PROBLEM TO WORK ON
Find each line with the word "image" and copy it.

DATASET SECTION
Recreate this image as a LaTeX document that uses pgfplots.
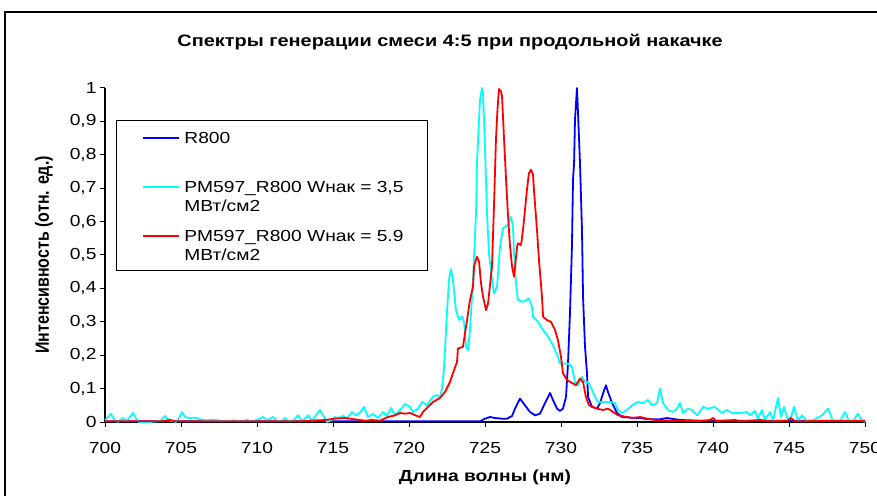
\documentclass[border=0pt]{standalone}
\usepackage{fontspec}
\setmainfont[FakeStretch=1.2]{Liberation Sans}
\newfontfamily\ylabfont[FakeStretch=0.833]{Liberation Sans}
\usepackage{pgfplots}
\pgfplotsset{compat=1.18}
\definecolor{cBlue}{RGB}{0,0,255}
\definecolor{cCyan}{RGB}{0,255,255}
\definecolor{cRed}{RGB}{255,0,0}
\begin{document}
\begin{tikzpicture}
\begin{axis}[
  at={(105pt,73pt)}, anchor=south west,
  scale only axis, width=760pt, height=334pt,
  xmin=700, xmax=750, ymin=0, ymax=1,
  clip=false,
  axis x line*=bottom, axis y line*=left,
  axis line style={line width=1.2pt, black},
  tick style={line width=1pt, black},
  tick align=outside, major tick length=5pt,
  xtick={700,705,710,715,720,725,730,735,740,745,750},
  ytick={0,0.1,0.2,0.3,0.4,0.5,0.6,0.7,0.8,0.9,1},
  /pgf/number format/assume math mode=true,
  /pgf/number format/use comma,
  /pgf/number format/1000 sep={},
  tick label style={font=\fontsize{16}{19}\selectfont},
  xticklabel style={yshift=-12pt},
  title={Спектры генерации смеси 4:5 при продольной накачке},
  title style={at={(axis description cs:0.454,1.1198)}, anchor=center, font=\bfseries\fontsize{16.6}{19}\selectfont},
  xlabel={Длина волны (нм)},
  xlabel style={at={(axis description cs:0.5,-0.1647)}, anchor=center, font=\bfseries\fontsize{16}{19}\selectfont},
  ylabel={Интенсивность (отн. ед.)},
  ylabel style={at={(axis description cs:-0.0803,0.5)}, anchor=center, font=\ylabfont\bfseries\fontsize{19.2}{22}\selectfont},
  legend cell align=left,
  legend style={at={(axis description cs:0.0145,0.904)}, anchor=north west,
    draw=black, line width=1.2pt, fill=white,
    inner xsep=25pt, inner ysep=7pt, row sep=11pt, column sep=5pt,
    font=\fontsize{16}{19}\selectfont,
    nodes={inner sep=0pt, anchor=base west, text height=16pt, text depth=22pt}},
  legend image code/.code={\draw[#1, line width=1.8pt] (0pt,5.7pt) -- (36pt,5.7pt);},
]
\addplot[color=cBlue, line width=1.8pt, line join=round] coordinates {
(700.00,0.002) (724.67,0.002) (725.00,0.010) (725.33,0.015) (725.66,0.012)
(726.12,0.010) (726.45,0.010) (726.78,0.018) (726.97,0.040) (727.30,0.070)
(727.63,0.050) (727.96,0.030) (728.29,0.020) (728.62,0.025) (728.95,0.057)
(729.28,0.087) (729.47,0.066) (729.74,0.040) (729.93,0.033) (730.13,0.040)
(730.33,0.075) (730.46,0.175) (730.59,0.325) (730.72,0.525) (730.79,0.725)
(730.86,0.775) (730.92,0.905) (731.05,1.000) (731.12,0.925) (731.25,0.775)
(731.38,0.575) (731.45,0.375) (731.58,0.225) (731.71,0.146) (731.78,0.075)
(732.04,0.045) (732.37,0.040) (732.57,0.057) (732.76,0.085) (732.96,0.110)
(733.09,0.090) (733.36,0.057) (733.68,0.027) (734.01,0.015) (734.54,0.013)
(735.20,0.012) (735.72,0.008) (736.51,0.008) (736.97,0.012) (737.83,0.006)
(739.14,0.004) (750.00,0.004)
};
\addlegendentry{\makebox[218pt][l]{\begin{tabular}[t]{@{}l@{}}R800\\ \mbox{}\end{tabular}}}
\addplot[color=cCyan, line width=1.8pt, line join=round] coordinates {
(700.00,0.005) (700.20,0.015) (700.39,0.025) (700.59,0.008) (700.86,0.000)
(701.18,0.012) (701.45,0.003) (701.64,0.015) (701.84,0.027) (702.04,0.010)
(702.24,0.000) (702.96,0.000) (703.62,0.003) (703.95,0.018) (704.21,0.005)
(704.67,0.000) (704.87,0.012) (705.07,0.030) (705.26,0.015) (705.53,0.012)
(705.92,0.013) (706.25,0.008) (706.71,0.005) (707.11,0.007) (707.57,0.004)
(708.09,0.003) (708.49,0.005) (708.88,0.002) (709.34,0.006) (709.67,0.002)
(710.07,0.008) (710.39,0.015) (710.66,0.005) (711.05,0.015) (711.32,0.004)
(711.64,0.003) (711.84,0.012) (712.11,0.002) (712.43,0.006) (712.70,0.020)
(712.96,0.003) (713.16,0.010) (713.36,0.020) (713.62,0.003) (713.95,0.025)
(714.14,0.036) (714.41,0.015) (714.61,0.000) (714.87,0.005) (715.13,0.015)
(715.39,0.012) (715.66,0.018) (715.92,0.010) (716.25,0.030) (716.51,0.020)
(716.78,0.028) (717.04,0.045) (717.30,0.015) (717.63,0.024) (717.96,0.012)
(718.29,0.030) (718.55,0.018) (718.82,0.042) (719.08,0.020) (719.41,0.036)
(719.74,0.054) (720.07,0.045) (720.26,0.030) (720.59,0.040) (720.86,0.060)
(721.18,0.050) (721.45,0.068) (721.64,0.078) (721.84,0.080) (722.04,0.075)
(722.17,0.100) (722.30,0.160) (722.50,0.330) (722.63,0.425) (722.76,0.458)
(722.89,0.425) (723.09,0.335) (723.29,0.305) (723.49,0.315) (723.62,0.300)
(723.75,0.225) (723.88,0.215) (724.01,0.275) (724.21,0.425) (724.41,0.625)
(724.47,0.775) (724.67,0.964) (724.80,1.000) (724.87,0.985) (725.00,0.820)
(725.13,0.625) (725.26,0.505) (725.46,0.425) (725.59,0.385) (725.79,0.405)
(725.99,0.525) (726.18,0.580) (726.51,0.590) (726.71,0.614) (726.84,0.585)
(726.91,0.505) (727.04,0.415) (727.17,0.365) (727.50,0.360) (727.89,0.370)
(728.09,0.345) (728.16,0.315) (728.49,0.300) (728.75,0.280) (729.08,0.260)
(729.41,0.235) (729.61,0.215) (729.80,0.195) (729.93,0.175) (730.13,0.175)
(730.46,0.175) (730.72,0.165) (730.92,0.120) (731.12,0.110) (731.38,0.135)
(731.58,0.120) (731.78,0.120) (732.04,0.096) (732.24,0.075) (732.43,0.060)
(732.76,0.060) (733.16,0.060) (733.55,0.057) (733.75,0.036) (734.01,0.027)
(734.34,0.036) (734.67,0.050) (735.07,0.060) (735.39,0.057) (735.72,0.066)
(735.99,0.050) (736.32,0.057) (736.51,0.100) (736.71,0.057) (737.04,0.036)
(737.37,0.030) (737.63,0.040) (737.83,0.057) (738.03,0.027) (738.36,0.040)
(738.62,0.036) (738.95,0.020) (739.34,0.045) (739.67,0.040) (740.13,0.045)
(740.59,0.027) (740.92,0.036) (741.25,0.027) (741.91,0.027) (742.24,0.030)
(742.43,0.020) (742.76,0.033) (742.96,0.010) (743.22,0.036) (743.42,0.005)
(743.75,0.030) (743.95,0.005) (744.28,0.072) (744.47,0.015) (744.67,0.045)
(744.93,0.005) (745.13,0.015) (745.33,0.045) (745.59,0.005) (745.86,0.020)
(746.18,0.003) (746.51,0.003) (747.17,0.020) (747.57,0.040) (747.89,0.003)
(748.36,0.003) (748.68,0.030) (748.95,0.003) (749.21,0.003) (749.54,0.025)
(749.80,0.005) (750.00,0.000)
};
\addlegendentry{\makebox[218pt][l]{\begin{tabular}[t]{@{}l@{}}PM597\_R800 Wнак = 3,5\\МВт/см2\end{tabular}}}
\addplot[color=cRed, line width=1.8pt, line join=round] coordinates {
(700.00,0.002) (703.62,0.002) (704.28,0.006) (704.61,0.002) (712.83,0.002)
(713.49,0.004) (714.47,0.006) (715.13,0.010) (715.79,0.012) (716.45,0.008)
(717.11,0.004) (717.57,0.006) (718.09,0.004) (718.62,0.015) (719.08,0.020)
(719.41,0.027) (719.74,0.025) (720.07,0.027) (720.53,0.018) (720.72,0.015)
(720.92,0.030) (721.25,0.045) (721.58,0.060) (722.04,0.072) (722.37,0.090)
(722.70,0.120) (722.89,0.146) (723.16,0.180) (723.22,0.220) (723.55,0.225)
(723.68,0.265) (723.82,0.305) (724.01,0.365) (724.21,0.405) (724.28,0.465)
(724.47,0.495) (724.61,0.480) (724.74,0.415) (724.87,0.375) (725.07,0.335)
(725.20,0.355) (725.46,0.465) (725.59,0.645) (725.72,0.845) (725.82,0.935)
(725.92,0.997) (726.05,0.990) (726.12,0.975) (726.25,0.850) (726.38,0.730)
(726.51,0.620) (726.64,0.530) (726.78,0.465) (726.91,0.435) (727.11,0.525)
(727.17,0.535) (727.37,0.530) (727.50,0.575) (727.63,0.635) (727.76,0.695)
(727.89,0.745) (728.03,0.755) (728.16,0.740) (728.22,0.695) (728.42,0.575)
(728.55,0.485) (728.75,0.375) (728.82,0.315) (729.08,0.305) (729.34,0.300)
(729.61,0.275) (729.80,0.245) (730.00,0.195) (730.13,0.146) (730.39,0.126)
(730.72,0.117) (730.99,0.110) (731.25,0.130) (731.45,0.120) (731.64,0.075)
(731.84,0.050) (732.37,0.040) (732.76,0.036) (733.09,0.040) (733.42,0.030)
(733.75,0.020) (734.34,0.015) (734.74,0.012) (735.20,0.015) (735.66,0.010)
(736.32,0.005) (737.17,0.004) (739.14,0.003) (739.80,0.006) (740.00,0.012)
(740.20,0.003) (741.45,0.006) (741.78,0.002) (743.09,0.006) (743.75,0.002)
(744.93,0.004) (745.13,0.012) (745.39,0.002) (747.04,0.003) (750.00,0.003)
};
\addlegendentry{\makebox[218pt][l]{\begin{tabular}[t]{@{}l@{}}PM597\_R800 Wнак = 5.9\\МВт/см2\end{tabular}}}
\end{axis}
\draw[line width=1.3pt, black] (5pt,-10pt) rectangle (895pt,483pt);
\pgfresetboundingbox
\path (0,0) rectangle (877pt,495pt);
\end{tikzpicture}
\end{document}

TASK RESPONSE
Recreate this image as a LaTeX document that uses pgfplots.
  legend image code/.code={\draw[#1, line width=1.8pt] (0pt,5.7pt) -- (36pt,5.7pt);},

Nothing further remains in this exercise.